How does the current change in a parallel circuit?

Here are the key points about current in a parallel circuit:

Current Splitting: When current flows into a parallel circuit, it divides across the different branches based on the resistance of each branch. Branches with lower resistance will allow more current to flow through them, while branches with higher resistance will allow less current.

Total Current: The total current entering a parallel circuit is equal to the sum of the currents in each branch. Mathematically, the total current (I_total) is the sum of the individual branch currents (I_1, I_2, I_3, ..., I_n):

I_total = I_1 + I_2 + I_3 + ... + I_n

Equal Voltage: In a parallel circuit, all components have the same voltage across them. This is because they are connected across the same two points in the circuit, so the voltage across each branch is equal to the total voltage of the circuit.

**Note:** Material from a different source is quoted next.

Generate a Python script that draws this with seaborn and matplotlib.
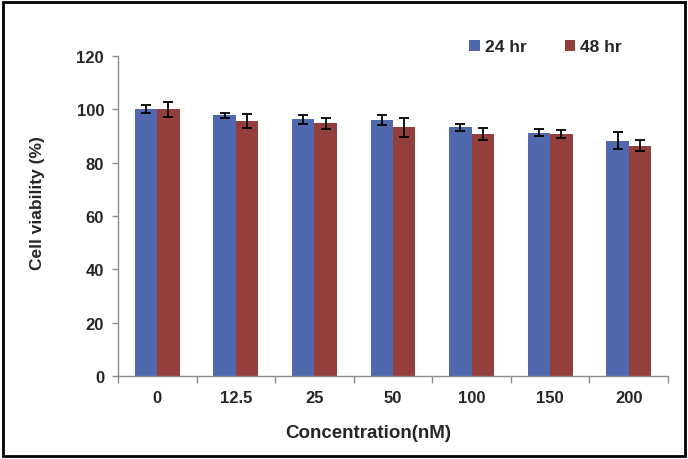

Current Path Independence: One of the essential characteristics of a parallel circuit is that each branch provides a separate path for the current to flow. The current in one branch is not affected by the current in the other branches.

Total Resistance: The total resistance in a parallel circuit is always less than the smallest resistance in any individual branch. The reciprocal of the total resistance (1/R_total) is the sum of the reciprocals of the individual resistances (1/R_1 + 1/R_2 + 1/R_3 + ... + 1/R_n).

Infinite Resistance Exception: If one of the branches in a parallel circuit has an open circuit (infinite resistance), no current will flow through that particular branch. However, the other branches will continue to operate as normal.

Overall, in a parallel circuit, current divides among the different branches while the voltage remains the same across all components. This configuration is commonly used in household circuits, as it allows devices to operate independently from one another, and if one device malfunctions or is disconnected, the others continue to function unaffected.